Second. Petitioner invokes the contract-bar rule. They contend that under Arts.
253, 253-A and 256 of the Labor Code and Book V, Rule 5, §3 of its Implementing
Rules and Regulations, a petition for certification election or motion for
intervention may be entertained only within 60 days prior to the date of
expiration of an existing collective bargaining agreement. The purpose of the
rule is to ensure stability in the relationships of the workers and the
management by preventing frequent modifications of any collective bargaining
agreement earlier entered into by them in good faith and for the stipulated
original period. Excepted from the contract-bar rule are certain types of
contracts which do not foster industrial stability, such as contracts where the
identity of the representative is in doubt. Any stability derived from such contracts
must be subordinated to the employees’ freedom of choice because it does not
establish the kind of industrial peace contemplated by the law.[6] Such situation obtains in this
case.
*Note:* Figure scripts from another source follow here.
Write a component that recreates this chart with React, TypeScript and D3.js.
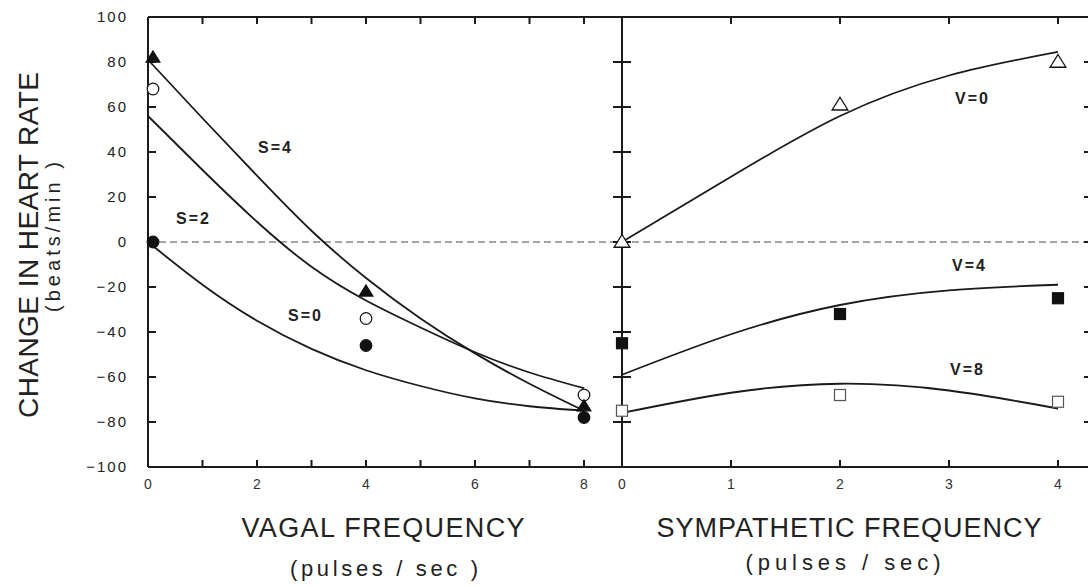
import React from "react";
import * as d3 from "d3";

// Vagal stimulation panel: measured points at 0, 4, 8 pulses/sec
const vagalFreq = [0, 4, 8];
const s4Measured = [82, -22, -73];
const s2Measured = [68, -34, -68];
const s0Measured = [0, -46, -78];

// Fitted response curves, read at each integer frequency
const vagalFitFreq = [0, 1, 2, 3, 4, 5, 6, 7, 8];
const s4Fit = [81, 55, 29.5, 5, -16, -34, -49.5, -63, -75];
const s2Fit = [56, 32, 9, -11, -26, -38, -49, -58, -65];
const s0Fit = [0, -19, -35, -47.5, -57, -64, -69.5, -73, -75];

// Sympathetic stimulation panel
const sympFreq = [0, 2, 4];
const v0Measured = [0, 61, 80];
const v4Measured = [-45, -32, -25];
const v8Measured = [-75, -68, -71];

const sympFitFreq = [0, 1, 2, 3, 4];
const v0Fit = [0, 29, 56, 74, 84.5];
const v4Fit = [-59, -41, -28, -21.5, -19];
const v8Fit = [-76, -67, -63, -66, -74];

const yTicks = [100, 80, 60, 40, 20, 0, -20, -40, -60, -80, -100];
const vagalTicks = [0, 1, 2, 3, 4, 5, 6, 7, 8];
const vagalLabels = [0, 2, 4, 6, 8];
const sympTicks = [0, 1, 2, 3, 4];

const W = 1088;
const H = 587;
const FONT = "'Liberation Sans', Arial, Helvetica, sans-serif";

export default function App() {
  const y = d3.scaleLinear().domain([-100, 100]).range([467, 17]);
  const xV = d3.scaleLinear().domain([0, 8]).range([148, 584]);
  const xS = d3.scaleLinear().domain([0, 4]).range([622, 1058]);
  const rightEdge = 1092;

  const lineV = d3
    .line<[number, number]>()
    .x((d) => xV(d[0]))
    .y((d) => y(d[1]))
    .curve(d3.curveNatural);
  const lineS = d3
    .line<[number, number]>()
    .x((d) => xS(d[0]))
    .y((d) => y(d[1]))
    .curve(d3.curveNatural);

  const zip = (xs: number[], ys: number[]) =>
    xs.map((v, i) => [v, ys[i]] as [number, number]);

  const tri = (cx: number, cy: number, filled: boolean, key: string, s = 7) => (
    <path
      key={key}
      d={`M${cx},${cy - s}L${cx + s * 1.05},${cy + s * 0.7}L${cx - s * 1.05},${cy + s * 0.7}Z`}
      fill={filled ? "#111" : "#fff"}
      stroke="#111"
      strokeWidth={1.3}
    />
  );
  const circ = (cx: number, cy: number, filled: boolean, key: string) => (
    <circle key={key} cx={cx} cy={cy} r={5.8} fill={filled ? "#111" : "#fff"} stroke="#111" strokeWidth={1.2} />
  );
  const sq = (cx: number, cy: number, filled: boolean, key: string) => (
    <rect
      key={key}
      x={cx - 5.5}
      y={cy - 5.5}
      width={11}
      height={11}
      fill={filled ? "#111" : "#fff"}
      stroke={filled ? "#111" : "#555"}
      strokeWidth={1.2}
    />
  );

  const stroke = "#1a1a1a";

  return (
    <svg
      width={W}
      height={H}
      style={{ position: "absolute", left: 0, top: 0, background: "#fff" }}
      fontFamily={FONT}
    >
      {/* zero reference line */}
      <line x1={148} x2={W} y1={y(0)} y2={y(0)} stroke="#888" strokeWidth={1.5} strokeDasharray="7 4" />

      {/* frame */}
      <line x1={148} x2={rightEdge} y1={y(100)} y2={y(100)} stroke={stroke} strokeWidth={2} />
      <line x1={148} x2={rightEdge} y1={y(-100)} y2={y(-100)} stroke={stroke} strokeWidth={2} />
      <line x1={148} x2={148} y1={y(100)} y2={y(-100)} stroke={stroke} strokeWidth={2} />
      <line x1={xS(0)} x2={xS(0)} y1={y(100)} y2={y(-100)} stroke={stroke} strokeWidth={2} />
      <line x1={rightEdge} x2={rightEdge} y1={y(100)} y2={y(-100)} stroke={stroke} strokeWidth={2} />

      {/* y ticks */}
      {yTicks.map((t) => (
        <g key={`yt${t}`}>
          {t !== 100 && t !== -100 && (
            <>
              <line x1={148} x2={156} y1={y(t)} y2={y(t)} stroke={stroke} strokeWidth={2} />
              <line x1={xS(0) - 9} x2={xS(0) + 9} y1={y(t)} y2={y(t)} stroke={stroke} strokeWidth={2} />
              <line x1={rightEdge - 8} x2={rightEdge} y1={y(t)} y2={y(t)} stroke={stroke} strokeWidth={2} />
            </>
          )}
          <text
            x={128}
            y={y(t)}
            dy="0.35em"
            textAnchor="end"
            fontSize={15}
            letterSpacing={2}
            fill="#222"
          >
            {t < 0 ? `\u2212${Math.abs(t)}` : t}
          </text>
        </g>
      ))}

      {/* vagal x ticks */}
      {vagalTicks.map((t) =>
        t === 0 ? null : (
          <g key={`vx${t}`}>
            <line x1={xV(t)} x2={xV(t)} y1={y(-100)} y2={y(-100) - 7} stroke={stroke} strokeWidth={2} />
            <line x1={xV(t)} x2={xV(t)} y1={y(100)} y2={y(100) + 7} stroke={stroke} strokeWidth={2} />
          </g>
        )
      )}
      {vagalLabels.map((t) => (
        <text key={`vl${t}`} x={xV(t)} y={484} dy="0.35em" textAnchor="middle" fontSize={14} fill="#333">
          {t}
        </text>
      ))}

      {/* sympathetic x ticks */}
      {sympTicks.map((t) => (
        <g key={`sx${t}`}>
          {t !== 0 && (
            <>
              <line x1={xS(t)} x2={xS(t)} y1={y(-100)} y2={y(-100) - 7} stroke={stroke} strokeWidth={2} />
              <line x1={xS(t)} x2={xS(t)} y1={y(100)} y2={y(100) + 7} stroke={stroke} strokeWidth={2} />
            </>
          )}
          <text x={xS(t)} y={484} dy="0.35em" textAnchor="middle" fontSize={14} fill="#333">
            {t}
          </text>
        </g>
      ))}

      {/* fitted curves */}
      {[s4Fit, s2Fit, s0Fit].map((f, i) => (
        <path key={`vf${i}`} d={lineV(zip(vagalFitFreq, f)) || ""} fill="none" stroke={stroke} strokeWidth={1.8} />
      ))}
      {[v0Fit, v4Fit, v8Fit].map((f, i) => (
        <path key={`sf${i}`} d={lineS(zip(sympFitFreq, f)) || ""} fill="none" stroke={stroke} strokeWidth={1.8} />
      ))}

      {/* measured points: vagal */}
      {vagalFreq.map((v, i) => circ(xV(v) + (i === 0 ? 5 : 0), y(s2Measured[i]), false, `s2${i}`))}
      {vagalFreq.map((v, i) => circ(xV(v) + (i === 0 ? 5 : 0), y(s0Measured[i]), true, `s0${i}`))}
      {vagalFreq.map((v, i) => tri(xV(v) + (i === 0 ? 5 : 0), y(s4Measured[i]), true, `s4${i}`, 6.5))}

      {/* measured points: sympathetic */}
      {sympFreq.map((v, i) => tri(xS(v), y(v0Measured[i]), false, `v0${i}`, 7.5))}
      {sympFreq.map((v, i) => sq(xS(v), y(v4Measured[i]), true, `v4${i}`))}
      {sympFreq.map((v, i) => sq(xS(v), y(v8Measured[i]), false, `v8${i}`))}

      {/* curve labels */}
      <g fontSize={16} fontWeight="bold" fill="#222" letterSpacing={2}>
        <text x={258} y={147} dy="0.35em">S=4</text>
        <text x={176} y={218} dy="0.35em">S=2</text>
        <text x={288} y={315} dy="0.35em">S=0</text>
        <text x={955} y={98} dy="0.35em">V=0</text>
        <text x={952} y={265} dy="0.35em">V=4</text>
        <text x={950} y={369} dy="0.35em">V=8</text>
      </g>

      {/* axis titles */}
      <text
        transform="translate(38,245) rotate(-90)"
        textAnchor="middle"
        fontSize={28}
        textLength={346}
        lengthAdjust="spacing"
        fill="#222"
      >
        CHANGE IN HEART RATE
      </text>
      <text
        transform="translate(60,237) rotate(-90)"
        textAnchor="middle"
        fontSize={20}
        textLength={150}
        lengthAdjust="spacing"
        fill="#222"
      >
        (beats/min )
      </text>
      <text x={383} y={537} textAnchor="middle" fontSize={27} textLength={283} lengthAdjust="spacing" fill="#222">
        VAGAL FREQUENCY
      </text>
      <text x={384} y={576} textAnchor="middle" fontSize={22} textLength={188} lengthAdjust="spacing" fill="#222">
        (pulses / sec )
      </text>
      <text x={849} y={537} textAnchor="middle" fontSize={27} textLength={385} lengthAdjust="spacing" fill="#222">
        SYMPATHETIC FREQUENCY
      </text>
      <text x={843} y={570} textAnchor="middle" fontSize={22} textLength={195} lengthAdjust="spacing" fill="#222">
        (pulses / sec)
      </text>
    </svg>
  );
}
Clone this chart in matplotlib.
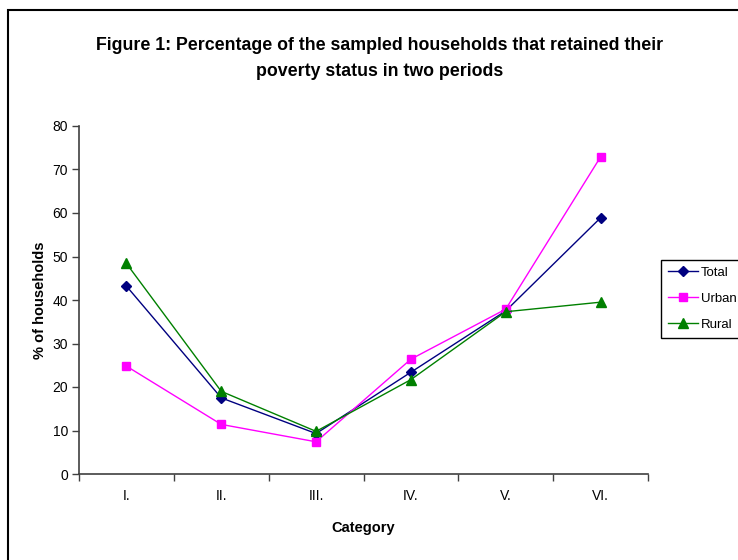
import numpy as np
from matplotlib import pyplot as plt
from matplotlib.patches import Rectangle

plt.rcParams["font.family"] = ["Liberation Sans", "DejaVu Sans"]

categories = ["I.", "II.", "III.", "IV.", "V.", "VI."]
total = [43.2, 17.5, 9.3, 23.4, 37.5, 58.9]
urban = [24.8, 11.4, 7.4, 26.4, 37.9, 72.9]
rural = [48.4, 19.0, 9.8, 21.7, 37.3, 39.5]

series = [
    ("Total", total, "#000080", "D", 5),
    ("Urban", urban, "#FF00FF", "s", 6),
    ("Rural", rural, "#008000", "^", 7),
]

W, H = 738, 560
fig = plt.figure(figsize=(W / 100, H / 100), dpi=100)

# outer frame of the original chart object (right/bottom cut off)
fig.patches.append(
    Rectangle((8 / W, -0.1), 1.1, 1 - 10 / H + 0.1, transform=fig.transFigure,
              fill=False, edgecolor="black", linewidth=1.5)
)

ax = fig.add_axes([79 / W, 1 - 474 / H, (648 - 79) / W, (474 - 126) / H])

x = np.arange(len(categories))
for name, vals, col, mk, ms in series:
    ax.plot(x, vals, color=col, marker=mk, markersize=ms, linewidth=1, label=name)

ax.set_xlim(-0.5, len(categories) - 0.5)
ax.set_ylim(0, 80)
ax.set_yticks(np.arange(0, 81, 10))
ax.set_xticks(x)
ax.set_xticklabels(categories)
ax.set_xticks(np.arange(-0.5, len(categories)), minor=True)
ax.tick_params(axis="x", which="major", length=0, pad=11, labelsize=10)
ax.tick_params(axis="x", which="minor", length=5, width=1, color="#404040", direction="out")
ax.tick_params(axis="y", length=5, width=1, color="#404040", labelsize=10, pad=3)

for side in ["top", "right"]:
    ax.spines[side].set_visible(False)
for side in ["left", "bottom"]:
    ax.spines[side].set_color("#404040")
    ax.spines[side].set_linewidth(1.2)

ax.set_xlabel("Category", fontweight="bold", fontsize=10.5, labelpad=13)
ax.set_ylabel("% of households", fontweight="bold", fontsize=10.5, labelpad=4)

fig.text(380 / W, 1 - 46 / H, "Figure 1: Percentage of the sampled households that retained their",
         ha="center", va="center", fontsize=12.8, fontweight="bold")
fig.text(380 / W, 1 - 72 / H, "poverty status in two periods",
         ha="center", va="center", fontsize=12.8, fontweight="bold")

leg = fig.legend(loc="upper left", bbox_to_anchor=(661 / W, 1 - 260 / H), fontsize=9.5,
                 fancybox=False, edgecolor="black", framealpha=1, handlelength=2.3,
                 borderpad=0.5, labelspacing=1.05, handletextpad=0.2, borderaxespad=0)
leg.get_frame().set_linewidth(1)

fig.savefig("out.png", dpi=100)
The petitioner entered into a CBA
with Permex Producer when its status as exclusive bargaining agent of the
employees had not been established yet.
WHEREFORE, the challenged decision and order of the respondent
Secretary of Labor are AFFIRMED.
SO ORDERED.
[1] 182 SCRA
561 (1990).
[2] Central
Negros Electric Cooperative v. Secretary of Labor and Employment, 201
SCRA 591 (1991).
[3]National
Mines and Allied Workers Union v. Secretary of Labor, 227 SCRA 821
(1993); Associated Trade Unions v. Trajano, 162 SCRA 319 (1988).
[4] Central
Negros Electric Cooperative, Inc. v. Secretary of DOLE, 201 SCRA at 592.
[5]
IMPLEMENTING RULES, Bk V, Rule V, §3.
[6] Firestone
Tire and Rubber Company Employees Union v. Estrella, 81 SCRA 49 (1978).